The problem with the Big Smear theory is that the people who are spreading it aren't voting for Biden anyway. QAnon is not even representative of the GOP as a whole. It is the extreme that many Republicans have disavowed. It is not going to convince Biden supporters to vote for Trump or sit out the election. Trump is the issue this election, not Biden. Biden voters are smart enough to know this is nonsensical; if there had been any truth to these stories, they would have come out decades ago.

Repeat, anybody who believes the crap about Biden weren't going to vote for him in the first place. In this election, there are very, very, very few undecideds. Not sure what your point is peddling this nonsense theory when it will have no impact.

I would be far more concerned about what Roger Stone is proposing.

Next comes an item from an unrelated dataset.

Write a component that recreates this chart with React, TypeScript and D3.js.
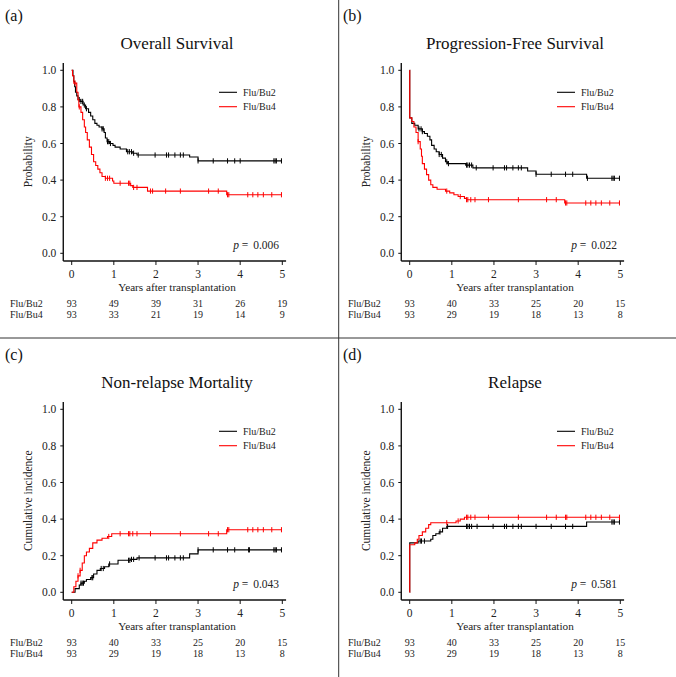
import React, { useEffect } from "react";
import * as d3 from "d3";

// ---------- data ----------
const xTicks = [0, 1, 2, 3, 4, 5];
const yTicks = [0, 0.2, 0.4, 0.6, 0.8, 1.0];
const groupNames = ["Flu/Bu2", "Flu/Bu4"];

// (a) Overall survival
const osBu2Times = [0, 0.03, 0.05, 0.07, 0.09, 0.12, 0.15, 0.2, 0.27, 0.33, 0.4, 0.45, 0.5, 0.55, 0.6, 0.65, 0.72, 0.77, 0.8, 0.84, 0.9, 0.98, 1.03, 1.15, 1.3, 1.45, 1.55, 2.8, 3.0];
const osBu2Vals = [1.0, 0.97, 0.94, 0.91, 0.88, 0.86, 0.84, 0.83, 0.81, 0.79, 0.77, 0.75, 0.73, 0.71, 0.7, 0.69, 0.68, 0.66, 0.63, 0.61, 0.6, 0.59, 0.58, 0.57, 0.555, 0.547, 0.537, 0.526, 0.505];
const osBu2Cens = [0.18, 0.22, 0.26, 0.3, 0.35, 0.72, 0.75, 0.85, 0.88, 0.92, 1.33, 1.37, 1.42, 1.47, 1.58, 1.98, 2.25, 2.3, 2.45, 2.58, 2.65, 3.0, 3.36, 3.7, 3.87, 4.0, 4.8, 4.83, 4.86, 4.98];
const osBu4Times = [0, 0.02, 0.05, 0.12, 0.15, 0.17, 0.22, 0.26, 0.3, 0.33, 0.37, 0.42, 0.47, 0.52, 0.57, 0.62, 0.67, 0.72, 0.8, 0.97, 1.0, 1.4, 1.45, 1.8, 3.68];
const osBu4Vals = [1.0, 0.97, 0.93, 0.88, 0.84, 0.8, 0.77, 0.73, 0.69, 0.66, 0.62, 0.58, 0.54, 0.5, 0.48, 0.46, 0.44, 0.42, 0.41, 0.395, 0.383, 0.37, 0.36, 0.34, 0.32];
const osBu4Cens = [0.08, 0.18, 0.8, 0.85, 0.9, 1.15, 1.35, 1.38, 1.47, 1.55, 1.87, 1.92, 2.23, 2.58, 3.25, 3.48, 3.7, 3.73, 4.18, 4.3, 4.42, 4.55, 4.75, 4.98];
const osRiskBu2 = [93, 49, 39, 31, 26, 19];
const osRiskBu4 = [93, 33, 21, 19, 14, 9];

// (b) Progression-free survival
const pfsBu2Times = [0, 0.001, 0.05, 0.12, 0.2, 0.3, 0.35, 0.42, 0.48, 0.52, 0.58, 0.63, 0.7, 0.78, 0.85, 0.9, 1.33, 1.5, 2.8, 3.0, 4.2];
const pfsBu2Vals = [1.0, 0.74, 0.71, 0.7, 0.68, 0.665, 0.655, 0.64, 0.62, 0.59, 0.57, 0.555, 0.54, 0.52, 0.5, 0.49, 0.482, 0.467, 0.45, 0.432, 0.41];
const pfsBu2Cens = [0.22, 0.27, 0.3, 0.7, 0.75, 0.88, 0.92, 1.35, 1.38, 1.42, 1.47, 1.58, 1.98, 2.25, 2.3, 2.45, 2.58, 2.65, 3.0, 3.36, 3.7, 3.87, 4.22, 4.8, 4.83, 4.86, 4.98];
const pfsBu4Times = [0, 0.001, 0.05, 0.1, 0.15, 0.2, 0.25, 0.28, 0.3, 0.35, 0.4, 0.45, 0.5, 0.55, 0.65, 0.85, 0.95, 1.05, 1.15, 1.3, 1.35, 3.68];
const pfsBu4Vals = [1.0, 0.74, 0.72, 0.69, 0.66, 0.61, 0.57, 0.53, 0.49, 0.46, 0.43, 0.4, 0.375, 0.36, 0.35, 0.34, 0.33, 0.32, 0.31, 0.3, 0.293, 0.275];
const pfsBu4Cens = [0.2, 0.88, 1.2, 1.35, 1.38, 1.45, 1.55, 1.87, 2.58, 3.25, 3.48, 3.7, 3.73, 4.18, 4.3, 4.42, 4.55, 4.75, 4.98];
const pfsRiskBu2 = [93, 40, 33, 25, 20, 15];
const pfsRiskBu4 = [93, 29, 19, 18, 13, 8];

// (c) Non-relapse mortality
const nrmBu2Times = [0, 0.08, 0.18, 0.22, 0.3, 0.35, 0.45, 0.52, 0.6, 0.68, 0.78, 0.88, 1.1, 1.4, 1.55, 2.8, 3.0];
const nrmBu2Vals = [0, 0.02, 0.04, 0.05, 0.06, 0.07, 0.08, 0.1, 0.12, 0.13, 0.14, 0.155, 0.175, 0.18, 0.188, 0.21, 0.232];
const nrmBu2Cens = [0.22, 0.25, 0.28, 0.48, 0.5, 0.7, 0.75, 0.9, 1.35, 1.38, 1.42, 1.47, 1.6, 1.98, 2.25, 2.3, 2.45, 2.58, 2.65, 3.0, 3.36, 3.7, 3.87, 4.2, 4.22, 4.8, 4.83, 4.86, 4.98];
const nrmBu4Times = [0, 0.05, 0.1, 0.15, 0.2, 0.25, 0.3, 0.35, 0.42, 0.5, 0.6, 0.72, 0.85, 0.95, 3.68];
const nrmBu4Vals = [0, 0.03, 0.06, 0.09, 0.12, 0.16, 0.2, 0.22, 0.24, 0.27, 0.285, 0.295, 0.305, 0.32, 0.342];
const nrmBu4Cens = [0.15, 0.2, 0.88, 1.15, 1.35, 1.38, 1.45, 1.55, 1.87, 2.58, 3.25, 3.48, 3.7, 3.73, 4.18, 4.3, 4.42, 4.55, 4.75, 4.98];
const nrmRiskBu2 = [93, 40, 33, 25, 20, 15];
const nrmRiskBu4 = [93, 29, 19, 18, 13, 8];

// (d) Relapse
const relBu2Times = [0, 0.001, 0.2, 0.5, 0.55, 0.62, 0.7, 0.78, 0.88, 4.2];
const relBu2Vals = [0, 0.27, 0.28, 0.29, 0.31, 0.32, 0.33, 0.35, 0.36, 0.384];
const relBu2Cens = [0.25, 0.28, 0.35, 0.72, 0.9, 1.35, 1.38, 1.42, 1.47, 1.6, 1.98, 2.25, 2.3, 2.45, 2.58, 2.65, 3.0, 3.36, 3.7, 3.87, 4.8, 4.83, 4.86, 4.98];
const relBu4Times = [0, 0.001, 0.12, 0.18, 0.22, 0.3, 0.38, 0.45, 0.5, 1.1, 1.2, 1.3];
const relBu4Vals = [0, 0.26, 0.27, 0.29, 0.31, 0.33, 0.35, 0.37, 0.38, 0.39, 0.4, 0.41];
const relBu4Cens = [0.88, 1.15, 1.35, 1.38, 1.45, 1.55, 1.87, 2.58, 3.25, 3.48, 3.7, 3.73, 4.18, 4.3, 4.42, 4.55, 4.75, 4.98];
const relRiskBu2 = [93, 40, 33, 25, 20, 15];
const relRiskBu4 = [93, 29, 19, 18, 13, 8];

const panelLetters = ["(a)", "(b)", "(c)", "(d)"];
const panelTitles = ["Overall Survival", "Progression-Free Survival", "Non-relapse Mortality", "Relapse"];
const panelYLabels = ["Probability", "Probability", "Cumulative incidence", "Cumulative incidence"];
const panelPValues = ["0.006", "0.022", "0.043", "0.581"];

type Series = { times: number[]; vals: number[]; cens: number[] };
type Panel = {
  letter: string; title: string; ylabel: string; p: string;
  bu2: Series; bu4: Series; risk2: number[]; risk4: number[];
  dx: number; dy: number;
};

const panels: Panel[] = [
  { letter: panelLetters[0], title: panelTitles[0], ylabel: panelYLabels[0], p: panelPValues[0],
    bu2: { times: osBu2Times, vals: osBu2Vals, cens: osBu2Cens }, bu4: { times: osBu4Times, vals: osBu4Vals, cens: osBu4Cens },
    risk2: osRiskBu2, risk4: osRiskBu4, dx: 0, dy: 0 },
  { letter: panelLetters[1], title: panelTitles[1], ylabel: panelYLabels[1], p: panelPValues[1],
    bu2: { times: pfsBu2Times, vals: pfsBu2Vals, cens: pfsBu2Cens }, bu4: { times: pfsBu4Times, vals: pfsBu4Vals, cens: pfsBu4Cens },
    risk2: pfsRiskBu2, risk4: pfsRiskBu4, dx: 338, dy: 0 },
  { letter: panelLetters[2], title: panelTitles[2], ylabel: panelYLabels[2], p: panelPValues[2],
    bu2: { times: nrmBu2Times, vals: nrmBu2Vals, cens: nrmBu2Cens }, bu4: { times: nrmBu4Times, vals: nrmBu4Vals, cens: nrmBu4Cens },
    risk2: nrmRiskBu2, risk4: nrmRiskBu4, dx: 0, dy: 339 },
  { letter: panelLetters[3], title: panelTitles[3], ylabel: panelYLabels[3], p: panelPValues[3],
    bu2: { times: relBu2Times, vals: relBu2Vals, cens: relBu2Cens }, bu4: { times: relBu4Times, vals: relBu4Vals, cens: relBu4Cens },
    risk2: relRiskBu2, risk4: relRiskBu4, dx: 338, dy: 339 },
];

const END_TIME = 4.99;
const FONT = "'Liberation Serif', 'Times New Roman', serif";
const COLORS = ["#000000", "#ff0000"];

const x = d3.scaleLinear().domain([0, 5]).range([71.7, 282.3]);
const y = d3.scaleLinear().domain([0, 1]).range([253.3, 70.3]);

function stepValue(s: Series, t: number) {
  const i = d3.bisectRight(s.times, t) - 1;
  return s.vals[Math.max(0, i)];
}

const line = d3
  .line<[number, number]>()
  .x((d) => x(d[0]))
  .y((d) => y(d[1]))
  .curve(d3.curveStepAfter);

function seriesPath(s: Series) {
  const pts: [number, number][] = s.times.map((t, i) => [t, s.vals[i]]);
  pts.push([END_TIME, s.vals[s.vals.length - 1]]);
  return line(pts) || "";
}

function SeriesMarks({ s, color }: { s: Series; color: string }) {
  return (
    <g>
      <path d={seriesPath(s)} fill="none" stroke={color} strokeWidth={1.1} />
      {s.cens.map((t, i) => {
        const v = stepValue(s, t);
        return (
          <line key={i} x1={x(t)} x2={x(t)} y1={y(v) - 2.6} y2={y(v) + 2.6} stroke={color} strokeWidth={1} />
        );
      })}
    </g>
  );
}

function PanelView({ p }: { p: Panel }) {
  const axisLeft = x(-0.2);
  const axisRight = x(5.09);
  const axisTop = y(1.04);
  const axisBottom = y(-0.042);
  return (
    <g transform={`translate(${p.dx},${p.dy})`} fontFamily={FONT}>
      <text x={5} y={21} fontSize={16} fill="#111">{p.letter}</text>
      <text x={177} y={49} fontSize={17} textAnchor="middle" fill="#111">{p.title}</text>

      {/* axes */}
      <line x1={axisLeft} x2={axisLeft} y1={axisTop} y2={axisBottom} stroke="#111" strokeWidth={1.4} />
      <line x1={axisLeft} x2={axisRight} y1={axisBottom} y2={axisBottom} stroke="#111" strokeWidth={1.4} />
      {yTicks.map((v) => (
        <g key={v}>
          <line x1={axisLeft - 3} x2={axisLeft} y1={y(v)} y2={y(v)} stroke="#111" strokeWidth={1} />
          <text x={axisLeft - 7} y={y(v) + 4} fontSize={11.5} textAnchor="end" fill="#222">{v.toFixed(1)}</text>
        </g>
      ))}
      {xTicks.map((v) => (
        <g key={v}>
          <line x1={x(v)} x2={x(v)} y1={axisBottom} y2={axisBottom + 4} stroke="#111" strokeWidth={1} />
          <text x={x(v)} y={277.5} fontSize={11.5} textAnchor="middle" fill="#222">{v}</text>
        </g>
      ))}
      <text x={177} y={291} fontSize={11.2} textAnchor="middle" fill="#222">Years after transplantation</text>
      <text transform={`translate(32,${(y(0) + y(1)) / 2}) rotate(-90)`} fontSize={11.5} textAnchor="middle" fill="#222">{p.ylabel}</text>

      {/* curves */}
      <SeriesMarks s={p.bu2} color={COLORS[0]} />
      <SeriesMarks s={p.bu4} color={COLORS[1]} />

      {/* legend */}
      {groupNames.map((g, i) => (
        <g key={g}>
          <line x1={219} x2={237} y1={92.3 + i * 14.4} y2={92.3 + i * 14.4} stroke={COLORS[i]} strokeWidth={1.1} />
          <text x={243} y={92.3 + i * 14.4 + 3.5} fontSize={10} fill="#222">{g}</text>
        </g>
      ))}

      {/* p value */}
      <text x={279} y={249} fontSize={11.5} textAnchor="end" fill="#222">
        <tspan fontStyle="italic">p</tspan>
        <tspan> = </tspan>
        <tspan dx={2}>{p.p}</tspan>
      </text>

      {/* numbers at risk */}
      {[p.risk2, p.risk4].map((row, r) => (
        <g key={r}>
          <text x={10} y={306.5 + r * 11.7} fontSize={10} fill="#222">{groupNames[r]}</text>
          {row.map((n, i) => (
            <text key={i} x={x(xTicks[i])} y={306.5 + r * 11.7} fontSize={10} textAnchor="middle" fill="#222">{n}</text>
          ))}
        </g>
      ))}
    </g>
  );
}

export default function App() {
  useEffect(() => {
    document.body.style.margin = "0";
  }, []);
  return (
    <svg width={676} height={677} style={{ position: "absolute", left: 0, top: 0, background: "#fff" }}>
      <rect width={676} height={677} fill="#fff" />
      {panels.map((p, i) => (
        <PanelView key={i} p={p} />
      ))}
      <line x1={338.7} x2={338.7} y1={0} y2={677} stroke="#333" strokeWidth={1} />
      <line x1={0} x2={676} y1={338} y2={338} stroke="#333" strokeWidth={1} />
    </svg>
  );
}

Ivory Bill Woodpecker said...

Exactly. Only the Trump Chumps will believe this bullshit, and they were going to vote for him, anyway.

Tara Who?

stickler said...

Do not forget that Deripaska's Rusal has pledged $200 million in financing for a planned aluminum rolling mill to be built in Kentucky. Both McConnell and Rand Paul voted against reimposing sanctions on Deripaska's business.

Anonymous said...

I always wondered why the fact when there were multiple instances in WI where it was found that poll officials had padded votes for trump that a bigger story didn't result. In some of those rural towns I'm betting it'd be easy to do.